» **Task details**:
Write out each line word for word. Drop pictures.

» **Data excerpt**:
________________________________________

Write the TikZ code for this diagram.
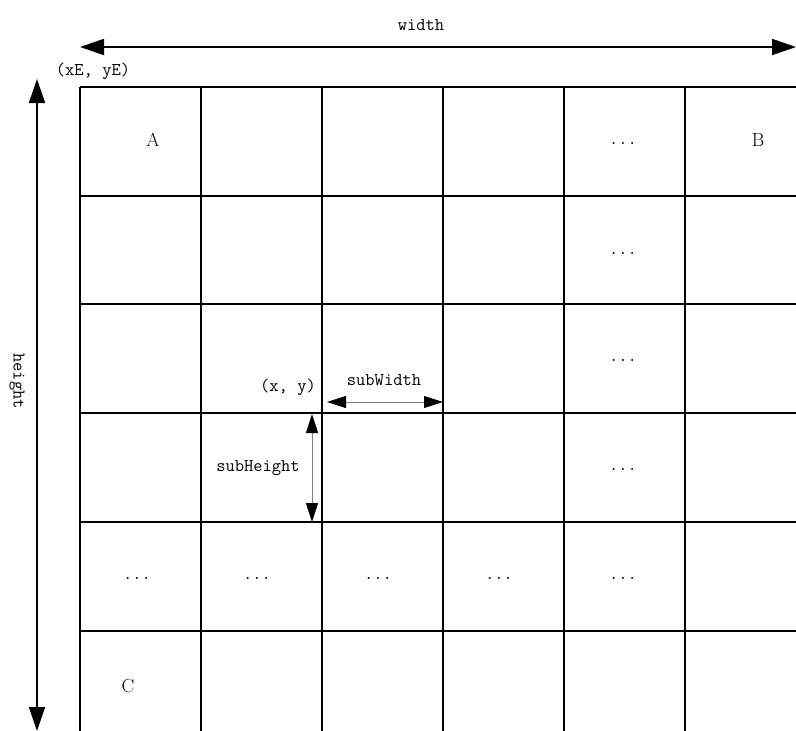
\documentclass[tikz,border=0pt]{standalone}
\usetikzlibrary{arrows.meta,positioning}

\begin{document}
\begin{tikzpicture}[x=1pt, y=-1pt,
  gridline/.style={line width=1.6pt},
  dimarrow/.style={{Triangle[length=24pt,width=16pt]}-{Triangle[length=24pt,width=16pt]}, line width=1.8pt},
  subarrow/.style={{Triangle[length=19pt,width=12pt,black]}-{Triangle[length=19pt,width=12pt,black]}, draw=gray, line width=0.9pt},
  lbl/.style={font=\fontsize{18}{20}\selectfont\ttfamily, inner sep=0pt},
  cell/.style={font=\fontsize{19}{21}\selectfont, inner sep=0pt}
]
\useasboundingbox (0,0) rectangle (796,731);

% the grid, cut off at right and bottom
\begin{scope}
  \clip (0,0) rectangle (796,731);
  \foreach \y in {87,196,304,413,522,631}
    \draw[gridline] (80,\y) -- (800,\y);
  \foreach \x in {80,201,322,443,564,685}
    \draw[gridline] (\x,87) -- (\x,735);
\end{scope}

% overall size
\coordinate (wl) at (80,47);
\coordinate (wr) at (796,47);
\draw[dimarrow] (wl) -- (wr);
\node[lbl] (widthlbl) at (421,25) {width};

\coordinate (ht) at (37,79);
\coordinate (hb) at (37,731);
\draw[dimarrow] (ht) -- (hb);
\node[lbl, rotate=-90] (heightlbl) at (17,381) {height};

\node[lbl] (origin) at (93,71) {(xE, yE)};

% cell labels
\node[cell] (cellA) at (153,140) {A};
\node[cell] (cellB) at (758,140) {B};
\node[cell] (cellC) at (128,686) {C};

\foreach \y [count=\i] in {143,253,360,469}
  \node[lbl] (dr\i) at (623,\y) {...};
\foreach \x [count=\i] in {137,257,378,499,623}
  \node[lbl] (dc\i) at (\x,578) {...};

% one sub-block
\node[lbl, anchor=east] (xy) at (316,387) {(x, y)};
\coordinate (swl) at (327,402);
\coordinate (swr) at (443,402);
\draw[subarrow] (swl) -- (swr);
\node[lbl] (subw) at (384,380) {subWidth};

\coordinate (sht) at (312,414);
\coordinate (shb) at (312,522);
\draw[subarrow] (sht) -- (shb);
\node[lbl] (subh) at (258,468) {subHeight};

\end{tikzpicture}
\end{document}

________________________________________

» **Output**:
Write the TikZ code for this diagram.
\documentclass[tikz,border=0pt]{standalone}
\usetikzlibrary{arrows.meta,positioning}

\begin{document}
\begin{tikzpicture}[x=1pt, y=-1pt,
  gridline/.style={line width=1.6pt},
  dimarrow/.style={{Triangle[length=24pt,width=16pt]}-{Triangle[length=24pt,width=16pt]}, line width=1.8pt},
  subarrow/.style={{Triangle[length=19pt,width=12pt,black]}-{Triangle[length=19pt,width=12pt,black]}, draw=gray, line width=0.9pt},
  lbl/.style={font=\fontsize{18}{20}\selectfont\ttfamily, inner sep=0pt},
  cell/.style={font=\fontsize{19}{21}\selectfont, inner sep=0pt}
]
\useasboundingbox (0,0) rectangle (796,731);

% the grid, cut off at right and bottom
\begin{scope}
  \clip (0,0) rectangle (796,731);
  \foreach \y in {87,196,304,413,522,631}
    \draw[gridline] (80,\y) -- (800,\y);
  \foreach \x in {80,201,322,443,564,685}
    \draw[gridline] (\x,87) -- (\x,735);
\end{scope}

% overall size
\coordinate (wl) at (80,47);
\coordinate (wr) at (796,47);
\draw[dimarrow] (wl) -- (wr);
\node[lbl] (widthlbl) at (421,25) {width};

\coordinate (ht) at (37,79);
\coordinate (hb) at (37,731);
\draw[dimarrow] (ht) -- (hb);
\node[lbl, rotate=-90] (heightlbl) at (17,381) {height};

\node[lbl] (origin) at (93,71) {(xE, yE)};

% cell labels
\node[cell] (cellA) at (153,140) {A};
\node[cell] (cellB) at (758,140) {B};
\node[cell] (cellC) at (128,686) {C};

\foreach \y [count=\i] in {143,253,360,469}
  \node[lbl] (dr\i) at (623,\y) {...};
\foreach \x [count=\i] in {137,257,378,499,623}
  \node[lbl] (dc\i) at (\x,578) {...};

% one sub-block
\node[lbl, anchor=east] (xy) at (316,387) {(x, y)};
\coordinate (swl) at (327,402);
\coordinate (swr) at (443,402);
\draw[subarrow] (swl) -- (swr);
\node[lbl] (subw) at (384,380) {subWidth};

\coordinate (sht) at (312,414);
\coordinate (shb) at (312,522);
\draw[subarrow] (sht) -- (shb);
\node[lbl] (subh) at (258,468) {subHeight};

\end{tikzpicture}
\end{document}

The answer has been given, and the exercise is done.